Is the US media helping the terrorists' cause?

As the USA steps up security measures after the recent mid-air terrorist attempt, Mark Mardell compares the differing reactions to terrorism on both sides of the Atlantic.

Living in America, it is easy to forget that the plot to blow up a plane over Detroit on Christmas Day actually failed.

No one was killed and - apart from the plotter himself and the man who tackled him - no one was hurt.

Yet the country seems to be reeling.

Pundit after pundit frets that the threat is not being taken seriously enough, that the world - changed after 9/11 for ever - has just changed again and that America is insufficiently aware of just how serious this is.

The administration and the security services remain in a state of heightened alert.

The cancellation and delay rate at airports is up 100% since the incident. Some of that may be down to the weather but each day sees a slew of new security alarms.

Military fighter jets escorted an airliner back to a Midwest airport when a passenger would not put away his hand luggage.

Newark airport was closed when a man nipped under a security barrier to kiss his girlfriend and several flights have been cancelled after sniffer dogs started barking.

The culprit in one case - a jar of honey! It is a sticky business getting it right.

Obama 'too calm'

So perhaps the plot did not fail after all.

There is a general assumption in America that al-Qaeda simply wants to kill as many Americans as possible, that murder is their objective.

It is of course one of their goals but not for nothing are they, by many, still called terrorists.

They are, after all, trying to effect political change by using violence to create a state of fear by terrorising people and, in a democracy, that can send politicians into a blind funk.

Terrorists want to create terror.
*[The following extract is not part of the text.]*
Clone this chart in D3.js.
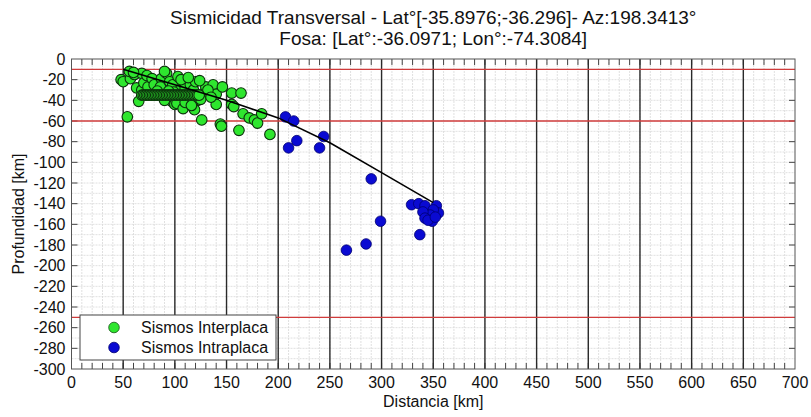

It is in the job description!

President Obama's opponents have long accused him of being soft on terrorism. He does not even use the George Bush phrase "war on terror".
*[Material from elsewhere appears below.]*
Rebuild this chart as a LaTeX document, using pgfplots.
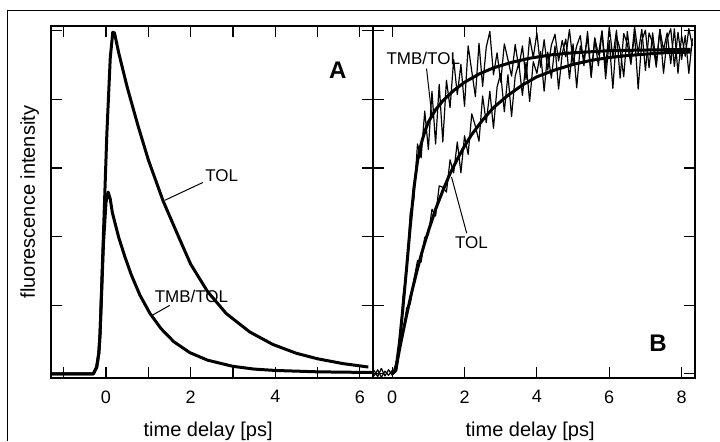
\documentclass[border=0pt]{standalone}
\usepackage{fontspec}
\setmainfont{Liberation Sans}
\usepackage{pgfplots}
\pgfplotsset{compat=1.18}

\pgfplotsset{
  panel/.style={
    scale only axis, width=161pt, height=176pt,
    anchor=north west, line width=0.8pt,
    tick align=inside,
    major tick length=5.5pt, minor tick length=5.5pt,
    every tick/.style={black, line width=0.6pt},
    ymin=-0.06, ymax=5.07, ytick={0,...,5}, yticklabels={},
    tick label style={font=\fontsize{9}{10}\selectfont},
    /pgf/number format/assume math mode=true,
    xticklabel style={yshift=-2.5pt},
    xlabel={time delay [ps]},
    xlabel style={font=\fontsize{10}{12}\selectfont,
      at={(axis description cs:0.488,-0.165)}, anchor=base},
  },
}
\tikzset{
  fitline/.style={black, line width=1.5pt, line join=round},
  rawline/.style={black, line width=0.6pt, line join=round},
  tag/.style={font=\fontsize{8.5}{9}\selectfont, inner sep=0pt},
}

\begin{document}
\begin{tikzpicture}
\useasboundingbox (0,0) rectangle (360pt,-220.5pt);
% outer frame
\draw[line width=0.5pt] (4pt,-220.5pt) -- (4pt,-5pt) -- (360pt,-5pt);

% ---- panel A: decays
\begin{axis}[panel, at={(25.5pt,-13pt)},
  xmin=-1.30, xmax=6.31,
  xtick={0,2,4,6}, minor xtick={-1,1,3,5},
  ylabel={fluorescence intensity},
  ylabel style={font=\fontsize{10}{12}\selectfont,
    at={(axis description cs:-0.05,0.5)}, anchor=base},
]
% TOL
\addplot[fitline] coordinates {
(-1.3,0) (-0.3,0) (-0.22,0.1) (-0.17,0.3) (-0.14,0.59) (-0.06,2.05)
(0.02,3.5) (0.1,4.6) (0.16,4.98) (0.2,4.97) (0.3,4.68) (0.5,4.18)
(0.75,3.63) (1.0,3.12) (1.35,2.52) (1.7,2.02) (2.0,1.6) (2.4,1.2)
(2.84,0.88) (3.4,0.61) (3.94,0.43) (4.5,0.3) (5.0,0.22) (5.6,0.15) (6.2,0.10)
};
% TMB/TOL
\addplot[fitline] coordinates {
(-1.3,0) (-0.3,0) (-0.22,0.1) (-0.17,0.3) (-0.14,0.59) (-0.06,1.9)
(0.0,2.5) (0.05,2.65) (0.1,2.55) (0.15,2.35) (0.3,1.99) (0.45,1.70)
(0.6,1.44) (0.8,1.15) (1.04,0.88) (1.3,0.66) (1.6,0.47) (1.98,0.31)
(2.4,0.2) (3.0,0.11) (3.5,0.07) (4.0,0.05) (5.0,0.03) (6.31,0.02)
};
\draw[line width=0.5pt] (axis cs:1.39,2.53) -- (axis cs:2.29,2.79);
\node[tag, anchor=west] at (axis cs:2.33,2.89) {TOL};
\draw[line width=0.5pt] (axis cs:1.08,0.85) -- (axis cs:1.51,1.0);
\node[tag] at (axis cs:2.02,1.13) {TMB/TOL};
\node[font=\fontsize{12}{14}\selectfont\bfseries, inner sep=0pt] at (axis cs:5.48,4.43) {A};
\end{axis}

% ---- panel B: rises
\begin{axis}[panel, at={(186.5pt,-13pt)},
  xmin=-0.53, xmax=8.37,
  xtick={0,2,4,6,8},
]
% TMB/TOL measured
\addplot[rawline] coordinates {
(-0.5,0.05) (-0.4,-0.04) (-0.3,0.08) (-0.2,-0.03) (-0.1,0.06) (0.0,-0.02)
(0.1,0.15) (0.2,0.35) (0.3,1.13) (0.4,1.50) (0.5,2.35) (0.6,2.55)
(0.7,3.35) (0.8,3.15) (0.9,3.83) (1.0,3.27) (1.1,4.12) (1.2,3.35)
(1.3,4.22) (1.4,3.38) (1.5,4.28) (1.6,3.88) (1.7,4.58) (1.8,4.07)
(1.9,4.51) (2.0,3.90) (2.1,4.78) (2.2,4.41) (2.3,4.04) (2.4,4.82)
(2.5,4.19) (2.6,4.76) (2.7,4.99) (2.8,4.36) (2.9,4.68) (3.0,4.25)
(3.1,4.81) (3.2,4.58) (3.3,4.34) (3.4,4.80) (3.5,4.46) (3.6,4.78)
(3.7,4.29) (3.8,4.90) (3.9,4.61) (4.0,4.97) (4.1,4.47) (4.2,4.87)
(4.3,4.43) (4.4,4.79) (4.5,4.95) (4.6,4.56) (4.7,4.86) (4.8,4.62)
(4.9,5.02) (5.0,4.53) (5.1,4.78) (5.2,4.93) (5.3,4.49) (5.4,4.99)
(5.5,4.35) (5.6,4.90) (5.7,4.65) (5.8,5.00) (5.9,4.45) (6.0,5.06)
(6.1,4.61) (6.2,5.01) (6.3,4.31) (6.4,4.96) (6.5,4.81) (6.6,4.51)
(6.7,5.06) (6.8,4.67) (6.9,5.02) (7.0,4.42) (7.1,4.97) (7.2,4.82)
(7.3,4.47) (7.4,5.02) (7.5,4.72) (7.6,4.97) (7.7,4.52) (7.8,5.03)
(7.9,4.38) (8.0,4.93) (8.1,4.63) (8.2,5.03) (8.3,4.78)
};
% TOL measured
\addplot[rawline] coordinates {
(-0.5,-0.03) (-0.4,0.06) (-0.3,-0.05) (-0.2,0.04) (-0.1,-0.02) (0.0,0.05)
(0.1,0.03) (0.2,0.43) (0.3,0.56) (0.4,0.96) (0.5,1.02) (0.6,1.37)
(0.7,1.65) (0.8,1.63) (0.9,1.99) (1.0,2.03) (1.1,2.40) (1.2,2.30)
(1.3,2.74) (1.4,2.72) (1.5,2.65) (1.6,3.12) (1.7,2.93) (1.8,3.38)
(1.9,2.93) (2.0,3.47) (2.1,3.20) (2.2,3.79) (2.3,3.61) (2.4,3.39)
(2.5,4.05) (2.6,3.66) (2.7,4.12) (2.8,3.58) (2.9,4.18) (3.0,4.38)
(3.1,3.82) (3.2,4.36) (3.3,3.75) (3.4,4.34) (3.5,4.53) (3.6,4.06)
(3.7,4.54) (3.8,3.97) (3.9,4.55) (4.0,4.38) (4.1,4.70) (4.2,4.12)
(4.3,4.69) (4.4,4.31) (4.5,4.78) (4.6,4.15) (4.7,4.67) (4.8,4.88)
(4.9,4.30) (5.0,4.81) (5.1,4.17) (5.2,4.78) (5.3,4.59) (5.4,4.91)
(5.5,4.32) (5.6,4.88) (5.7,4.49) (5.8,4.99) (5.9,4.30) (6.0,4.86)
(6.1,4.16) (6.2,4.92) (6.3,4.73) (6.4,4.33) (6.5,4.99) (6.6,4.54)
(6.7,4.95) (6.8,4.15) (6.9,4.86) (7.0,5.01) (7.1,4.46) (7.2,4.97)
(7.3,4.52) (7.4,5.02) (7.5,4.38) (7.6,4.88) (7.7,5.03) (7.8,4.48)
(7.9,4.98) (8.0,4.58) (8.1,4.93) (8.2,4.38) (8.3,4.89)
};
% TMB/TOL fit
\addplot[fitline] coordinates {
(0.0,0.0) (0.1,0.05) (0.2,0.45) (0.3,0.98) (0.4,1.55) (0.5,2.15)
(0.6,2.7) (0.7,3.1) (0.8,3.35) (0.9,3.53) (1.0,3.67) (1.2,3.85)
(1.4,3.98) (1.7,4.13) (2.0,4.25) (2.4,4.37) (2.8,4.46) (3.3,4.54)
(3.8,4.60) (4.4,4.65) (5.0,4.68) (6.0,4.71) (7.0,4.72) (8.25,4.73)
};
% TOL fit
\addplot[fitline] coordinates {
(0.0,0.0) (0.1,0.06) (0.2,0.35) (0.3,0.61) (0.4,0.86) (0.5,1.10)
(0.6,1.32) (0.7,1.53) (0.8,1.73) (0.9,1.91) (1.0,2.08) (1.2,2.40)
(1.4,2.67) (1.6,2.92) (1.8,3.13) (2.0,3.32) (2.2,3.49) (2.5,3.70)
(2.8,3.88) (3.2,4.06) (3.6,4.21) (4.0,4.33) (4.5,4.43) (5.0,4.51)
(5.5,4.57) (6.0,4.61) (6.5,4.64) (7.0,4.66) (7.5,4.68) (8.25,4.69)
};
\draw[line width=0.5pt] (axis cs:0.95,4.45) -- (axis cs:1.09,3.79);
\node[tag] at (axis cs:0.86,4.6) {TMB/TOL};
\draw[line width=0.5pt] (axis cs:2.06,2.05) -- (axis cs:1.64,2.87);
\node[tag] at (axis cs:2.19,1.92) {TOL};
\node[font=\fontsize{12}{14}\selectfont\bfseries, inner sep=0pt] at (axis cs:7.35,0.44) {B};
\end{axis}
\end{tikzpicture}
\end{document}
So the hostile columnists pounced after the Christmas Day plot.

It took the president four days to speak from his Hawaii holiday home and, when he did, he sounded low key and calm.

They wanted anger and dismay.

Of course it is one of Obama's trade marks that he is cool and analytical but the commentators want, not a problem solver, but an emoter-in-chief.

They have a political objective but their complaint boils down to the fact he did not appear frightened enough. He was not terrified.

Subsequently he has appeared angrier, sterner - if mainly with his own intelligence services.

This mood of high seriousness has robbed the West of a really effective propaganda weapon. It has made it difficult to exploit the sheer ridiculousness of an underpants bomber.

If the thought of the state of al-Qaeda's undergarments made people snigger instead of quake, that would be a moral victory.